[Rows from a dataset of charts and code]
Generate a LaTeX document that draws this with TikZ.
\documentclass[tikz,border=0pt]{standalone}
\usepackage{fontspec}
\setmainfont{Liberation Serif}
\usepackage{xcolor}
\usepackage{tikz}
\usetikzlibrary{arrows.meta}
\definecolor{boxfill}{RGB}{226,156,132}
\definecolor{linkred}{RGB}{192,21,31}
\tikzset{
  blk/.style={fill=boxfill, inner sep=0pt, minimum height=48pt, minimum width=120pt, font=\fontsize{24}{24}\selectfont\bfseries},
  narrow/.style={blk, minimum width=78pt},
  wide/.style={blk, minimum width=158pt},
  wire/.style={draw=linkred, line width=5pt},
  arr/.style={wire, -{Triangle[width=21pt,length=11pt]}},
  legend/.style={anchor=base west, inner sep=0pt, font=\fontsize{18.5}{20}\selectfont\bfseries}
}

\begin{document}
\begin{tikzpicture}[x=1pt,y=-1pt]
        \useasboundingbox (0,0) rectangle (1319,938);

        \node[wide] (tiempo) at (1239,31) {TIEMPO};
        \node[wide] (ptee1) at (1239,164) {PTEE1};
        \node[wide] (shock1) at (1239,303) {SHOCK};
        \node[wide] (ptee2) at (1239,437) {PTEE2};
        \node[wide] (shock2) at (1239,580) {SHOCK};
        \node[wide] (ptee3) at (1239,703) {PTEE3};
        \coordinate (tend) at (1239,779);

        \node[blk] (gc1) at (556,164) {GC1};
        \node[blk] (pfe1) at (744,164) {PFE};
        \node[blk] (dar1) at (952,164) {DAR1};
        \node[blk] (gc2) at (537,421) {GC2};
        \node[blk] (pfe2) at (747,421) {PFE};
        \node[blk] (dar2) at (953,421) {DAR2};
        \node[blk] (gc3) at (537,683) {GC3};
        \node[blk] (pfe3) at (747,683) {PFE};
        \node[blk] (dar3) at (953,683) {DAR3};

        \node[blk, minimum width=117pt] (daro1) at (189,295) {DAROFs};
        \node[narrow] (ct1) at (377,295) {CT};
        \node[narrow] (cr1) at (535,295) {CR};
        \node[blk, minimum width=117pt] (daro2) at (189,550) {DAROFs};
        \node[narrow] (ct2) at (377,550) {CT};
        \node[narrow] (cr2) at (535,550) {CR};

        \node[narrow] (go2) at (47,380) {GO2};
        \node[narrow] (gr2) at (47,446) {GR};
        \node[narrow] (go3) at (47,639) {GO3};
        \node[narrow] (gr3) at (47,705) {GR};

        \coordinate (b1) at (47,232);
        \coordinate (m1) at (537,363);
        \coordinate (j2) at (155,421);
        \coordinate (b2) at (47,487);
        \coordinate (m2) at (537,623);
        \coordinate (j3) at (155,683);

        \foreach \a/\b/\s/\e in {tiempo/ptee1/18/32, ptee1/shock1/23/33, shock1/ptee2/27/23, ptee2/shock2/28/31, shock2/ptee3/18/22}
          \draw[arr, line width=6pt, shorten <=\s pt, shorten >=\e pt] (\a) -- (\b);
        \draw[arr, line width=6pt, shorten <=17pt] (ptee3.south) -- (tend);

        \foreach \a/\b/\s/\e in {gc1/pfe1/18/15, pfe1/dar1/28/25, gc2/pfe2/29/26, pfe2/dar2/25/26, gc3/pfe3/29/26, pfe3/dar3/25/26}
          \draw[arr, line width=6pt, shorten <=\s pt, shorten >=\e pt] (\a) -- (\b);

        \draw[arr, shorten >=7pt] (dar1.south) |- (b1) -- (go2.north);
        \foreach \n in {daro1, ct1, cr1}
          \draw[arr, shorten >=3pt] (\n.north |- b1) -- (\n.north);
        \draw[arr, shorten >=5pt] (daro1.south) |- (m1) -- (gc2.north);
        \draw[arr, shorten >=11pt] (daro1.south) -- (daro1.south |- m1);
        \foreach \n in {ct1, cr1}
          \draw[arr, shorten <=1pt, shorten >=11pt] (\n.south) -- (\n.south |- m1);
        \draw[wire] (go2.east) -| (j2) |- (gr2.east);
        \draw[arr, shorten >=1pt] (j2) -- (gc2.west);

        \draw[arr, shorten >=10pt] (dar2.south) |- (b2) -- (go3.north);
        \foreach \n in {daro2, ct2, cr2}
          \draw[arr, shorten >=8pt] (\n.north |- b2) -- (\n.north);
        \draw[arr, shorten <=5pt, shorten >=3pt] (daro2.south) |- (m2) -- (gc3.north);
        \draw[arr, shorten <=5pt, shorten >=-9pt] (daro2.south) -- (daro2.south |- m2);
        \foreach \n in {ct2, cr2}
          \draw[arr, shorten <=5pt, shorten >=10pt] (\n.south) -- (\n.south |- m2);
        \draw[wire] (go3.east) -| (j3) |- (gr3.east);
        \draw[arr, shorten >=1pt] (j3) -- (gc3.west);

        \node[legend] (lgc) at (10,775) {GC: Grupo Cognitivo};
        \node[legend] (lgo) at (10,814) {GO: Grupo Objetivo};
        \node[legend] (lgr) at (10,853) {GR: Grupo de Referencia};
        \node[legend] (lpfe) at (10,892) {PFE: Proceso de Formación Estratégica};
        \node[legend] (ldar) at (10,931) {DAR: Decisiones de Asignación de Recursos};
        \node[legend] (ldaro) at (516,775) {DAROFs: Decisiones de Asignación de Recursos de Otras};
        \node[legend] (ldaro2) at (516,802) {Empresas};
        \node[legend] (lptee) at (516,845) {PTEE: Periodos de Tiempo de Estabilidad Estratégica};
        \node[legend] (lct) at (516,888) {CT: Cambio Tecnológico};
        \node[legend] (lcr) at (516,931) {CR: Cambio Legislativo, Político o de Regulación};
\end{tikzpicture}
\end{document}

---

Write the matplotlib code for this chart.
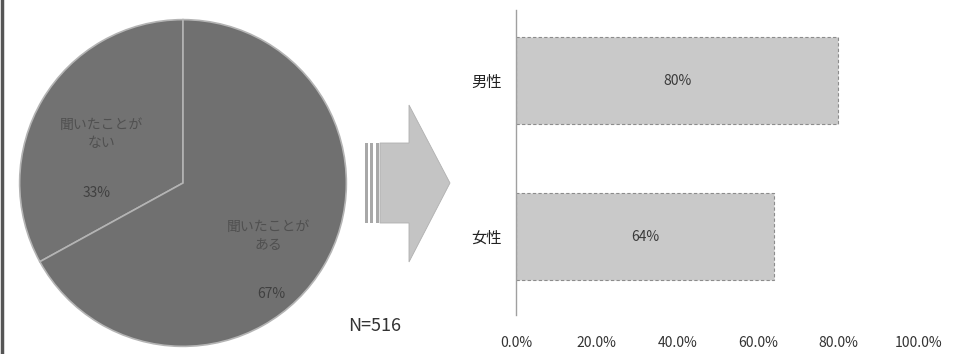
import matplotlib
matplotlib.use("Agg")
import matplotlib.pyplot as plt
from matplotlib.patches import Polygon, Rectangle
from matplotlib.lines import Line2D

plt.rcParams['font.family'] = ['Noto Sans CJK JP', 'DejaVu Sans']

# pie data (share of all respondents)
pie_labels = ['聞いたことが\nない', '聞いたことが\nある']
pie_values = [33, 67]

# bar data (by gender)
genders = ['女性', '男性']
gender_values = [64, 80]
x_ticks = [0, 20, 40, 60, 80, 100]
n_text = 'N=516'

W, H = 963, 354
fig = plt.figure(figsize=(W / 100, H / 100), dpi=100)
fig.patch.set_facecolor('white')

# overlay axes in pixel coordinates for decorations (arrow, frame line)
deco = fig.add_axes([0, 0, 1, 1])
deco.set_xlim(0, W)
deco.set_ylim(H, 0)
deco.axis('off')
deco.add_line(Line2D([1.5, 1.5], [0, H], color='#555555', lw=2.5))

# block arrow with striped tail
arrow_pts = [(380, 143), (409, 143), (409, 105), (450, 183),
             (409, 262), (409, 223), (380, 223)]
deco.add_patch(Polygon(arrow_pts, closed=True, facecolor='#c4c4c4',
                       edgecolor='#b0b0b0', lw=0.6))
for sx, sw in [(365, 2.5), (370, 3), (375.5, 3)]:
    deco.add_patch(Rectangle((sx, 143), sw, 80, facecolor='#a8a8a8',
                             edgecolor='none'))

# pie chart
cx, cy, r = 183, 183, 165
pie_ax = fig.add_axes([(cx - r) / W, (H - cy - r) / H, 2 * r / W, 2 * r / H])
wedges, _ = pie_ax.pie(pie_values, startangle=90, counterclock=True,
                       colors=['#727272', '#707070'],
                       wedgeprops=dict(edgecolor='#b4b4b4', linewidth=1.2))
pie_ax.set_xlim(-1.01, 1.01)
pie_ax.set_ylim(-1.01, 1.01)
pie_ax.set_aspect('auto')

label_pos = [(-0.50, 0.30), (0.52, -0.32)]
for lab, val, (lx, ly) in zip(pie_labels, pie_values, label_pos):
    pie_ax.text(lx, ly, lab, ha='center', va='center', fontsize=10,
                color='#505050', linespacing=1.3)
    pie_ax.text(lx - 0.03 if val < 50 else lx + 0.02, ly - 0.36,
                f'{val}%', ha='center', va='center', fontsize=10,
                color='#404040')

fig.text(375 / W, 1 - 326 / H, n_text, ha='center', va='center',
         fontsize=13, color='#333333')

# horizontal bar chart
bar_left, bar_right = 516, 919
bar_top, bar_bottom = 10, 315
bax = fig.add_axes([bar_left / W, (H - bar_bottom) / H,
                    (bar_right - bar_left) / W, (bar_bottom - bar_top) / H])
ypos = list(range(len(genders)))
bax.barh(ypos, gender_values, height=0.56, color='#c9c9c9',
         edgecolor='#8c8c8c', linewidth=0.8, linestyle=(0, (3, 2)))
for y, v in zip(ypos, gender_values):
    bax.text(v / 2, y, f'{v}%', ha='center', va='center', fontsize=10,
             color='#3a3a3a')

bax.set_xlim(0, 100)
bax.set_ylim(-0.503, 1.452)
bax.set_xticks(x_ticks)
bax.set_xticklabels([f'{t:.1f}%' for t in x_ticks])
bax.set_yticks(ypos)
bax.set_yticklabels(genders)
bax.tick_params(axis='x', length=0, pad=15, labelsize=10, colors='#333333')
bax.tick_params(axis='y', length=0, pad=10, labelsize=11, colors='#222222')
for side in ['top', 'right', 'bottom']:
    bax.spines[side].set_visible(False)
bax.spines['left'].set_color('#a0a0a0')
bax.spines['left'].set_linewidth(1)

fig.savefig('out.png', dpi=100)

==

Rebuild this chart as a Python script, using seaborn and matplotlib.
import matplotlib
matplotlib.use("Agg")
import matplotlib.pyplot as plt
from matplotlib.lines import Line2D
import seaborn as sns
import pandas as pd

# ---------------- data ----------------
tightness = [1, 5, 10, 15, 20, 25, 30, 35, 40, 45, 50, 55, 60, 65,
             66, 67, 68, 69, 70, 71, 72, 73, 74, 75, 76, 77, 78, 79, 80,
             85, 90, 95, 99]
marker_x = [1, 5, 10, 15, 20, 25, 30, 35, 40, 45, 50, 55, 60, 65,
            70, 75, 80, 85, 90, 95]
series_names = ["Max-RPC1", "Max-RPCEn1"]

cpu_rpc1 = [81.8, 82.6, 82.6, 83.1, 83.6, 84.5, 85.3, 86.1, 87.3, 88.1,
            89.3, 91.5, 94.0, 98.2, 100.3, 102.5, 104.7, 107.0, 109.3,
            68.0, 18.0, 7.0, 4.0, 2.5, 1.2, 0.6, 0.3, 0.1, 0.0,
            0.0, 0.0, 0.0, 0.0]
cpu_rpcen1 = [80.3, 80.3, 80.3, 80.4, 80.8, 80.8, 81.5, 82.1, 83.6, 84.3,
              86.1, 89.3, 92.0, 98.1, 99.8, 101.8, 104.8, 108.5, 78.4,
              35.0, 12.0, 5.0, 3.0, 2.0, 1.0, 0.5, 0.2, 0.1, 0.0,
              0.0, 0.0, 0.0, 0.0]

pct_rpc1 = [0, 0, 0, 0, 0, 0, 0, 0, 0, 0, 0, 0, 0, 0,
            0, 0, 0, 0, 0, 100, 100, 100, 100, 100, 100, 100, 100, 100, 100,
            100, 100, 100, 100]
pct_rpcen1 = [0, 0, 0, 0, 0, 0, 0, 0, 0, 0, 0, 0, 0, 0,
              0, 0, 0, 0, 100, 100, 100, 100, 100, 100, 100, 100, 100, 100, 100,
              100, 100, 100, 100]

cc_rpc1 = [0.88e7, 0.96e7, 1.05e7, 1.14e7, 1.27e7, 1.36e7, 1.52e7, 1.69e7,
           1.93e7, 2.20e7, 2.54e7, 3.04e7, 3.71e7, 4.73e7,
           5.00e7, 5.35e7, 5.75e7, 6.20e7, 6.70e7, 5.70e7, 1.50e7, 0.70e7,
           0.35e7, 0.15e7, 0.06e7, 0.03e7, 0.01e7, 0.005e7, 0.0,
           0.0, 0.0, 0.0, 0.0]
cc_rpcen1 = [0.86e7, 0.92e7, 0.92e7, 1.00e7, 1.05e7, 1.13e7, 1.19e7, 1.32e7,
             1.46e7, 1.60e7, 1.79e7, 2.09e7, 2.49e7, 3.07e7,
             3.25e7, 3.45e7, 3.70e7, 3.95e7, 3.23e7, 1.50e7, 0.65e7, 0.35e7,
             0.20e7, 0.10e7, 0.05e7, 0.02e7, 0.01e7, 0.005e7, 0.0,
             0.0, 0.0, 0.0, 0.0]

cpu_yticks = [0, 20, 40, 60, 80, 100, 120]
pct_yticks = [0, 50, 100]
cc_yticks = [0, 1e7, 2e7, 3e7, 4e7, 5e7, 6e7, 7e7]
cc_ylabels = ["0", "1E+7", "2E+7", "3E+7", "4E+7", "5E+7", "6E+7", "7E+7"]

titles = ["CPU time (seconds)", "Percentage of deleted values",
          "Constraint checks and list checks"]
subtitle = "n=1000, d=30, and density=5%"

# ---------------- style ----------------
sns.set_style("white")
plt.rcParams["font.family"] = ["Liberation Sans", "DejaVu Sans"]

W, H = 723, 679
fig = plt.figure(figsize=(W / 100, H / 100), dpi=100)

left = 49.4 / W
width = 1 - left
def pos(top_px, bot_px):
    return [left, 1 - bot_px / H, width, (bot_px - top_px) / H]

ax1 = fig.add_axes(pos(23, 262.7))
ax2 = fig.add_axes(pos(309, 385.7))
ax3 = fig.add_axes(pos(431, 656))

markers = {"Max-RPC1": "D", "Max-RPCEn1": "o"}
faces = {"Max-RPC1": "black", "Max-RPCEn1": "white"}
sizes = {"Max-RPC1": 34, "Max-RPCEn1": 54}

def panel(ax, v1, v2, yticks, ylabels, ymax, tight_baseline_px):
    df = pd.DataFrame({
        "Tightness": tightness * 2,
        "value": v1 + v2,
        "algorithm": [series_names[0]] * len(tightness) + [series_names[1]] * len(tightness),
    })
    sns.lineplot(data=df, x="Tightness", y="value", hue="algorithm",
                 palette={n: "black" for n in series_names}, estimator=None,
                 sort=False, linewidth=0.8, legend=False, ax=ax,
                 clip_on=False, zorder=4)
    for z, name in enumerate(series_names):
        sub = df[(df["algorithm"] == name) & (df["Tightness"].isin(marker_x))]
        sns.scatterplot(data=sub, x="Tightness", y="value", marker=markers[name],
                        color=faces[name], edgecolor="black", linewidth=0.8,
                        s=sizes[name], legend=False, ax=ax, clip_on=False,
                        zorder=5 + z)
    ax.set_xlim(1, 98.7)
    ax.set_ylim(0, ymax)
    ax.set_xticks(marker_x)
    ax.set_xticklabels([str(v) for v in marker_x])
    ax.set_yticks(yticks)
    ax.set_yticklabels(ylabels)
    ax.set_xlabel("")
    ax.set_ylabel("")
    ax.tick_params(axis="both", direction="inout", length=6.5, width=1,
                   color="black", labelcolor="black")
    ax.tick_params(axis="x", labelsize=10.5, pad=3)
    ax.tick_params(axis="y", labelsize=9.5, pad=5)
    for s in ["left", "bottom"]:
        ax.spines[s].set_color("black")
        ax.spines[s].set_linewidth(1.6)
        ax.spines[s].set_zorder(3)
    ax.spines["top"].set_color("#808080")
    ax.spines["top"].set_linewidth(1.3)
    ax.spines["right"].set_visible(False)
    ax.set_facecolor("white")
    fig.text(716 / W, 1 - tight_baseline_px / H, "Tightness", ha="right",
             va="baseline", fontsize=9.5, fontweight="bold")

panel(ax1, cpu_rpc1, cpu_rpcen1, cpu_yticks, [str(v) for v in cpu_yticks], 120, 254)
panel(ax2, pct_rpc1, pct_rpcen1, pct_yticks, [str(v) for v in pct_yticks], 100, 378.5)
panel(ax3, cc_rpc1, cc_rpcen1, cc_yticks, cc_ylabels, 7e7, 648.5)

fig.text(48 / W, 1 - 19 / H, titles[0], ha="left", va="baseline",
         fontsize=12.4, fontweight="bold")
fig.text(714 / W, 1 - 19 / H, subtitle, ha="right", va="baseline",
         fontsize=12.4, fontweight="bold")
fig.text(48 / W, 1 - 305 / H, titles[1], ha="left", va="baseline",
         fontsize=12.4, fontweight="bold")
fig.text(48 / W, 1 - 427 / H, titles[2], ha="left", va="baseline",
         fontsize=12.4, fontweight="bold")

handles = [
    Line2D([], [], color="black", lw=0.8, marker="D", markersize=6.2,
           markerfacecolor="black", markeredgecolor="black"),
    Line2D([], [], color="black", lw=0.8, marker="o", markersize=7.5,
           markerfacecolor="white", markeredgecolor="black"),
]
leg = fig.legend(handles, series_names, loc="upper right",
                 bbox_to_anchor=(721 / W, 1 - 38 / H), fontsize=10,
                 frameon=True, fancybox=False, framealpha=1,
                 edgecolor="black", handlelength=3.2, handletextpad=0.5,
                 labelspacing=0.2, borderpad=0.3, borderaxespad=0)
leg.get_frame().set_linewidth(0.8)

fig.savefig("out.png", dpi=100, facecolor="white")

-- WORK TO DO --
Look through the entries above and quote exactly the lines from the line with "Rebuild this chart" to the line with "import pandas as pd", counting both of those lines.

-- EXERCISE SOLUTION --
Rebuild this chart as a Python script, using seaborn and matplotlib.
import matplotlib
matplotlib.use("Agg")
import matplotlib.pyplot as plt
from matplotlib.lines import Line2D
import seaborn as sns
import pandas as pd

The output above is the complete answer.